I remember my very first time encounter with Agatha Christie: I was nine years old scouting out my new elementary school library—a graduation from the primary school shelves from which my bookish overachiever self was desperate to move on. No more children’s books—I wanted real novels by real writers. Luckily, I turned down the right aisle and discovered a long, glorious row of mysteries by dame Agatha.
Her name is practically synonymous with the genre; during her lifetime Christie wrote 66 detective novels, 14 short story collections, and the world’s longest running play (yes, you read that right—The Mousetrap is still playing in London today!). The stories are genteel, cozy mysteries that reveal the darkness of human nature in perfectly polite environments, highlighting the stiff upper lip of classic English characters as well as the necessity of a good cup of tea. Since she first opened my eyes to a world of crime, mystery and detective fiction, I have torn through Christie’s collection and am waiting eagerly for this fall’s adaption of one of my favorites: THE MURDER ON THE ORIENT EXPRESS. If you’re also counting the days until the film release, here are a few Christie-inspired page-turners to keep you occupied.

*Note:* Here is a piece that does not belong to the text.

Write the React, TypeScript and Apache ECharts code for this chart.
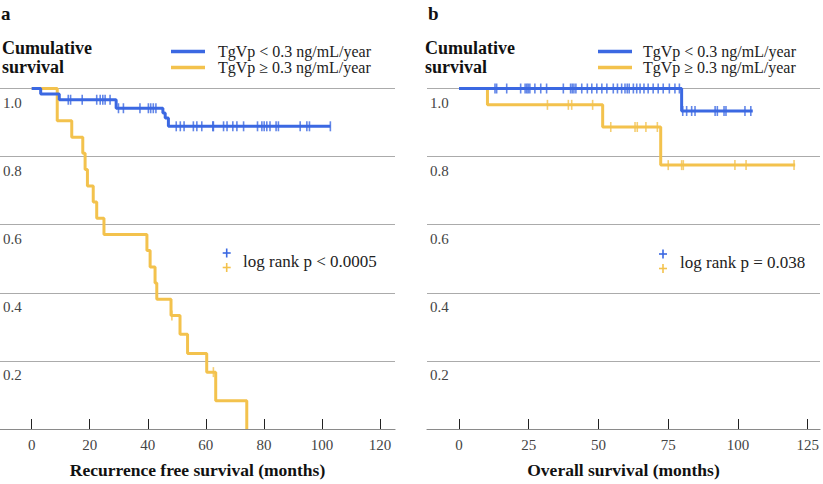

Fans around the world adore the bestselling No. 1 Ladies’ Detective Agency series, the basis of the HBO TV show, and its proprietor Precious Ramotswe, Botswana’s premier lady detective. In this charming series, Mma Ramotswe navigates her cases and her personal life with wisdom, and good humor—not to mention help from her loyal assistant, Grace Makutsi, and the occasional cup of tea.
After World War I, plucky former nurse Maisie sets up shop as a private investigator. Still coping with the effects of the war, she takes on a seemingly ordinary infidelity case that will plunge her into a web of secrets, forcing her to revisit her days on the front and the love she left behind.
The most famous Hercule Poirot mystery, which has the brilliant detective hunting for a killer aboard one of the world’s most luxurious passenger trains.